Records with drawing code
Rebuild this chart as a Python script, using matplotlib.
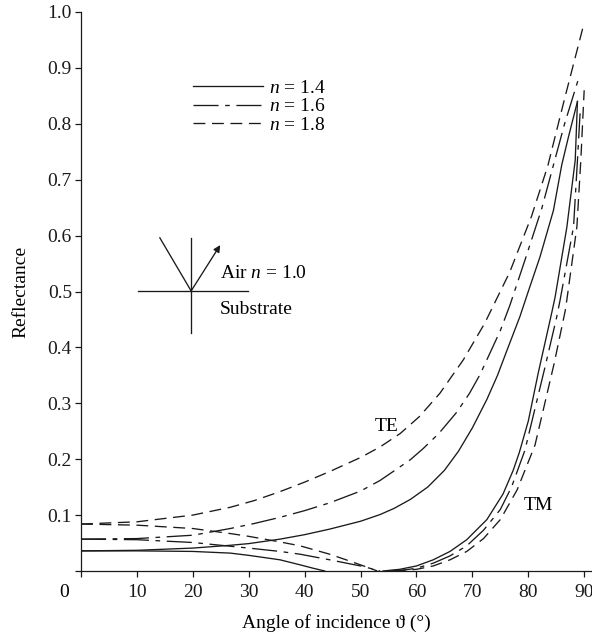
import matplotlib
matplotlib.use("Agg")
import matplotlib.pyplot as plt

plt.rcParams['font.family'] = ['Liberation Serif', 'DejaVu Serif']
plt.rcParams['mathtext.fontset'] = 'custom'
plt.rcParams['mathtext.rm'] = 'Liberation Serif'
plt.rcParams['mathtext.it'] = 'Liberation Serif:italic'

# Valores (angulo en grados, reflectancia)
te_14_ang = [0, 10, 20, 26.7, 30, 35.6, 40, 44.5, 50, 53.5, 56, 58.9, 62, 65,
             67.5, 70, 72.6, 74.5, 76.2, 78.5, 80, 82.1, 84.5, 86.0, 87.2,
             88.8]
te_14_ref = [0.036, 0.037, 0.041, 0.046, 0.049, 0.057, 0.065, 0.075, 0.089,
             0.101, 0.112, 0.128, 0.150, 0.180, 0.214, 0.256, 0.307, 0.350,
             0.395, 0.455, 0.500, 0.562, 0.645, 0.727, 0.777, 0.840]

te_16_ang = [0, 10, 20, 26.7, 31, 35.6, 40, 44.5, 50, 53.5, 58.9, 61.2, 64,
             67.2, 69.5, 71.4, 75, 76.7, 79.4, 82.4, 84.2, 86.5, 89.0]
te_16_ref = [0.057, 0.058, 0.064, 0.076, 0.085, 0.096, 0.108, 0.122, 0.143,
             0.162, 0.199, 0.219, 0.246, 0.284, 0.318, 0.352, 0.430, 0.475,
             0.556, 0.648, 0.715, 0.800, 0.881]

te_18_ang = [0, 10, 20, 26.7, 31, 35.6, 40, 44.5, 50, 53.5, 57.1, 60.5, 64.2,
             68.4, 72.2, 76.7, 80.6, 83.5, 86.5, 89.9]
te_18_ref = [0.084, 0.088, 0.100, 0.114, 0.126, 0.142, 0.159, 0.178, 0.203,
             0.222, 0.246, 0.276, 0.318, 0.378, 0.443, 0.535, 0.635, 0.725,
             0.845, 0.977]

# TM, rama baja (hasta el minimo)
tm_14_low_ang = [0, 10, 20, 26.7, 30, 35.6, 39.2, 41.5, 43.6]
tm_14_low_ref = [0.036, 0.036, 0.035, 0.032, 0.028, 0.020, 0.011, 0.005, 0.0]
tm_16_low_ang = [0, 10, 20, 25, 30, 35.6, 39.2, 44.5, 48, 50.5, 53.5]
tm_16_low_ref = [0.057, 0.056, 0.051, 0.046, 0.041, 0.035, 0.030, 0.020,
                 0.013, 0.008, 0.0]
tm_18_low_ang = [0, 10, 20, 26.7, 30, 35.6, 39.2, 44.5, 48, 51.7, 53]
tm_18_low_ref = [0.084, 0.082, 0.076, 0.067, 0.062, 0.052, 0.045, 0.030,
                 0.018, 0.005, 0.0]

# TM, rama alta
tm_14_high_ang = [54, 57, 60, 63, 66, 69, 72.6, 75.5, 77.3, 78.4, 80, 81.8,
                  84.2, 84.8, 86.9, 88.4, 88.8]
tm_14_high_ref = [0.0, 0.003, 0.009, 0.020, 0.035, 0.056, 0.092, 0.138,
                  0.180, 0.212, 0.268, 0.355, 0.462, 0.490, 0.615, 0.735,
                  0.840]
tm_16_high_ang = [55, 58, 60, 63, 66, 69, 72, 75, 77, 79.4, 83, 85.1, 85.7,
                  88.1, 88.8, 89.3]
tm_16_high_ref = [0.0, 0.002, 0.005, 0.014, 0.027, 0.045, 0.073, 0.110,
                  0.150, 0.216, 0.365, 0.455, 0.485, 0.616, 0.735, 0.825]
tm_18_high_ang = [56, 60, 63, 66, 69, 72, 75, 78, 81.2, 84.6, 86.6, 86.9,
                  88.7, 89.4, 90.0]
tm_18_high_ref = [0.0, 0.003, 0.009, 0.020, 0.035, 0.058, 0.092, 0.145,
                  0.225, 0.370, 0.465, 0.485, 0.616, 0.735, 0.860]

indices = ['1.4', '1.6', '1.8']

color = '#1a1a1a'
lw = 0.95
estilos = {
    '1.4': dict(linestyle='-'),
    '1.6': dict(dashes=(19, 5, 3.5, 5)),
    '1.8': dict(dashes=(9, 5)),
}

fig = plt.figure(figsize=(5.92, 6.37), dpi=100)
ax = fig.add_axes([81 / 592, 1 - 571 / 637, 1 - 81 / 592, (571 - 12) / 637])

te = {'1.4': (te_14_ang, te_14_ref), '1.6': (te_16_ang, te_16_ref),
      '1.8': (te_18_ang, te_18_ref)}
tm_low = {'1.4': (tm_14_low_ang, tm_14_low_ref),
          '1.6': (tm_16_low_ang, tm_16_low_ref),
          '1.8': (tm_18_low_ang, tm_18_low_ref)}
tm_high = {'1.4': (tm_14_high_ang, tm_14_high_ref),
           '1.6': (tm_16_high_ang, tm_16_high_ref),
           '1.8': (tm_18_high_ang, tm_18_high_ref)}

handles = []
for n in indices:
    h, = ax.plot(*te[n], color=color, lw=lw, **estilos[n])
    ax.plot(*tm_low[n], color=color, lw=lw, **estilos[n])
    ax.plot(*tm_high[n], color=color, lw=lw, **estilos[n])
    handles.append(h)

ax.legend(handles, [r'$n$ = ' + n for n in indices],
          loc='upper left', bbox_to_anchor=(193 / 592, 1 - 79 / 637),
          bbox_transform=fig.transFigure, frameon=False, fontsize=14,
          handlelength=3.6, handletextpad=0.3, labelspacing=0.06,
          borderpad=0, borderaxespad=0)

# esquema de la interfaz
ax.plot([10.2, 29.9], [0.501, 0.501], color=color, lw=lw)
ax.plot([19.7, 19.7], [0.426, 0.596], color=color, lw=lw)
ax.plot([14.1, 19.7], [0.596, 0.501], color=color, lw=lw)
ax.annotate('', xy=(24.9, 0.583), xytext=(19.7, 0.501),
            arrowprops=dict(arrowstyle='-|>', color=color, lw=lw,
                            mutation_scale=10, shrinkA=0, shrinkB=0))
ax.text(24.9, 0.524, r'Air $n$ = 1.0', fontsize=14, va='baseline')
ax.text(24.9, 0.459, 'Substrate', fontsize=14, va='baseline')

ax.text(54.7, 0.25, 'TE', fontsize=14, ha='center', va='baseline')
ax.text(81.8, 0.109, 'TM', fontsize=14, ha='center', va='baseline')

ax.set_xlim(0, 91.4)
ax.set_ylim(0, 1.0)
ax.set_xticks(range(0, 100, 10))
ax.set_xticklabels([''] + [str(v) for v in range(10, 100, 10)])
ax.set_yticks([i / 10 for i in range(11)])
ax.set_yticklabels([''] + ['%.1f' % (i / 10) for i in range(1, 11)])
ax.text(-3.0, -0.038, '0', fontsize=14, ha='center', va='center',
        clip_on=False)

ax.tick_params(direction='out', length=4.5, width=0.9, labelsize=14,
               colors=color)
ax.tick_params(axis='x', pad=5)
ax.tick_params(axis='y', pad=2)
for s in ['top', 'right']:
    ax.spines[s].set_visible(False)
for s in ['left', 'bottom']:
    ax.spines[s].set_linewidth(0.9)
    ax.spines[s].set_color(color)

ax.set_xlabel('Angle of incidence ϑ (°)', fontsize=14, labelpad=9)
ax.set_ylabel('Reflectance', fontsize=14, labelpad=13)

fig.savefig('out.png', dpi=100)
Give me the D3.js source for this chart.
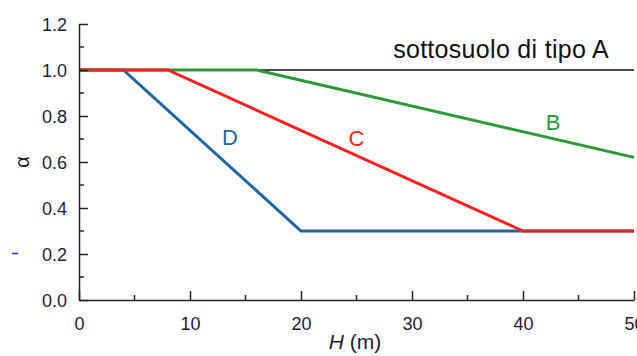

REQUIRED TASK:
Reproduce each line exactly, please, except for any pictures.

RESULT OF THE TASK:
Rebuild this chart as a Python script, using matplotlib.
import matplotlib
matplotlib.use("Agg")
import matplotlib.pyplot as plt

plt.rcParams['font.family'] = ['Liberation Serif', 'DejaVu Serif']
plt.rcParams['mathtext.fontset'] = 'custom'
plt.rcParams['mathtext.rm'] = 'Liberation Serif'
plt.rcParams['mathtext.it'] = 'Liberation Serif:italic'

# Valores (angulo en grados, reflectancia)
te_14_ang = [0, 10, 20, 26.7, 30, 35.6, 40, 44.5, 50, 53.5, 56, 58.9, 62, 65,
             67.5, 70, 72.6, 74.5, 76.2, 78.5, 80, 82.1, 84.5, 86.0, 87.2,
             88.8]
te_14_ref = [0.036, 0.037, 0.041, 0.046, 0.049, 0.057, 0.065, 0.075, 0.089,
             0.101, 0.112, 0.128, 0.150, 0.180, 0.214, 0.256, 0.307, 0.350,
             0.395, 0.455, 0.500, 0.562, 0.645, 0.727, 0.777, 0.840]

te_16_ang = [0, 10, 20, 26.7, 31, 35.6, 40, 44.5, 50, 53.5, 58.9, 61.2, 64,
             67.2, 69.5, 71.4, 75, 76.7, 79.4, 82.4, 84.2, 86.5, 89.0]
te_16_ref = [0.057, 0.058, 0.064, 0.076, 0.085, 0.096, 0.108, 0.122, 0.143,
             0.162, 0.199, 0.219, 0.246, 0.284, 0.318, 0.352, 0.430, 0.475,
             0.556, 0.648, 0.715, 0.800, 0.881]

te_18_ang = [0, 10, 20, 26.7, 31, 35.6, 40, 44.5, 50, 53.5, 57.1, 60.5, 64.2,
             68.4, 72.2, 76.7, 80.6, 83.5, 86.5, 89.9]
te_18_ref = [0.084, 0.088, 0.100, 0.114, 0.126, 0.142, 0.159, 0.178, 0.203,
             0.222, 0.246, 0.276, 0.318, 0.378, 0.443, 0.535, 0.635, 0.725,
             0.845, 0.977]

# TM, rama baja (hasta el minimo)
tm_14_low_ang = [0, 10, 20, 26.7, 30, 35.6, 39.2, 41.5, 43.6]
tm_14_low_ref = [0.036, 0.036, 0.035, 0.032, 0.028, 0.020, 0.011, 0.005, 0.0]
tm_16_low_ang = [0, 10, 20, 25, 30, 35.6, 39.2, 44.5, 48, 50.5, 53.5]
tm_16_low_ref = [0.057, 0.056, 0.051, 0.046, 0.041, 0.035, 0.030, 0.020,
                 0.013, 0.008, 0.0]
tm_18_low_ang = [0, 10, 20, 26.7, 30, 35.6, 39.2, 44.5, 48, 51.7, 53]
tm_18_low_ref = [0.084, 0.082, 0.076, 0.067, 0.062, 0.052, 0.045, 0.030,
                 0.018, 0.005, 0.0]

# TM, rama alta
tm_14_high_ang = [54, 57, 60, 63, 66, 69, 72.6, 75.5, 77.3, 78.4, 80, 81.8,
                  84.2, 84.8, 86.9, 88.4, 88.8]
tm_14_high_ref = [0.0, 0.003, 0.009, 0.020, 0.035, 0.056, 0.092, 0.138,
                  0.180, 0.212, 0.268, 0.355, 0.462, 0.490, 0.615, 0.735,
                  0.840]
tm_16_high_ang = [55, 58, 60, 63, 66, 69, 72, 75, 77, 79.4, 83, 85.1, 85.7,
                  88.1, 88.8, 89.3]
tm_16_high_ref = [0.0, 0.002, 0.005, 0.014, 0.027, 0.045, 0.073, 0.110,
                  0.150, 0.216, 0.365, 0.455, 0.485, 0.616, 0.735, 0.825]
tm_18_high_ang = [56, 60, 63, 66, 69, 72, 75, 78, 81.2, 84.6, 86.6, 86.9,
                  88.7, 89.4, 90.0]
tm_18_high_ref = [0.0, 0.003, 0.009, 0.020, 0.035, 0.058, 0.092, 0.145,
                  0.225, 0.370, 0.465, 0.485, 0.616, 0.735, 0.860]

indices = ['1.4', '1.6', '1.8']

color = '#1a1a1a'
lw = 0.95
estilos = {
    '1.4': dict(linestyle='-'),
    '1.6': dict(dashes=(19, 5, 3.5, 5)),
    '1.8': dict(dashes=(9, 5)),
}

fig = plt.figure(figsize=(5.92, 6.37), dpi=100)
ax = fig.add_axes([81 / 592, 1 - 571 / 637, 1 - 81 / 592, (571 - 12) / 637])

te = {'1.4': (te_14_ang, te_14_ref), '1.6': (te_16_ang, te_16_ref),
      '1.8': (te_18_ang, te_18_ref)}
tm_low = {'1.4': (tm_14_low_ang, tm_14_low_ref),
          '1.6': (tm_16_low_ang, tm_16_low_ref),
          '1.8': (tm_18_low_ang, tm_18_low_ref)}
tm_high = {'1.4': (tm_14_high_ang, tm_14_high_ref),
           '1.6': (tm_16_high_ang, tm_16_high_ref),
           '1.8': (tm_18_high_ang, tm_18_high_ref)}

handles = []
for n in indices:
    h, = ax.plot(*te[n], color=color, lw=lw, **estilos[n])
    ax.plot(*tm_low[n], color=color, lw=lw, **estilos[n])
    ax.plot(*tm_high[n], color=color, lw=lw, **estilos[n])
    handles.append(h)

ax.legend(handles, [r'$n$ = ' + n for n in indices],
          loc='upper left', bbox_to_anchor=(193 / 592, 1 - 79 / 637),
          bbox_transform=fig.transFigure, frameon=False, fontsize=14,
          handlelength=3.6, handletextpad=0.3, labelspacing=0.06,
          borderpad=0, borderaxespad=0)

# esquema de la interfaz
ax.plot([10.2, 29.9], [0.501, 0.501], color=color, lw=lw)
ax.plot([19.7, 19.7], [0.426, 0.596], color=color, lw=lw)
ax.plot([14.1, 19.7], [0.596, 0.501], color=color, lw=lw)
ax.annotate('', xy=(24.9, 0.583), xytext=(19.7, 0.501),
            arrowprops=dict(arrowstyle='-|>', color=color, lw=lw,
                            mutation_scale=10, shrinkA=0, shrinkB=0))
ax.text(24.9, 0.524, r'Air $n$ = 1.0', fontsize=14, va='baseline')
ax.text(24.9, 0.459, 'Substrate', fontsize=14, va='baseline')

ax.text(54.7, 0.25, 'TE', fontsize=14, ha='center', va='baseline')
ax.text(81.8, 0.109, 'TM', fontsize=14, ha='center', va='baseline')

ax.set_xlim(0, 91.4)
ax.set_ylim(0, 1.0)
ax.set_xticks(range(0, 100, 10))
ax.set_xticklabels([''] + [str(v) for v in range(10, 100, 10)])
ax.set_yticks([i / 10 for i in range(11)])
ax.set_yticklabels([''] + ['%.1f' % (i / 10) for i in range(1, 11)])
ax.text(-3.0, -0.038, '0', fontsize=14, ha='center', va='center',
        clip_on=False)

ax.tick_params(direction='out', length=4.5, width=0.9, labelsize=14,
               colors=color)
ax.tick_params(axis='x', pad=5)
ax.tick_params(axis='y', pad=2)
for s in ['top', 'right']:
    ax.spines[s].set_visible(False)
for s in ['left', 'bottom']:
    ax.spines[s].set_linewidth(0.9)
    ax.spines[s].set_color(color)

ax.set_xlabel('Angle of incidence ϑ (°)', fontsize=14, labelpad=9)
ax.set_ylabel('Reflectance', fontsize=14, labelpad=13)

fig.savefig('out.png', dpi=100)
Give me the D3.js source for this chart.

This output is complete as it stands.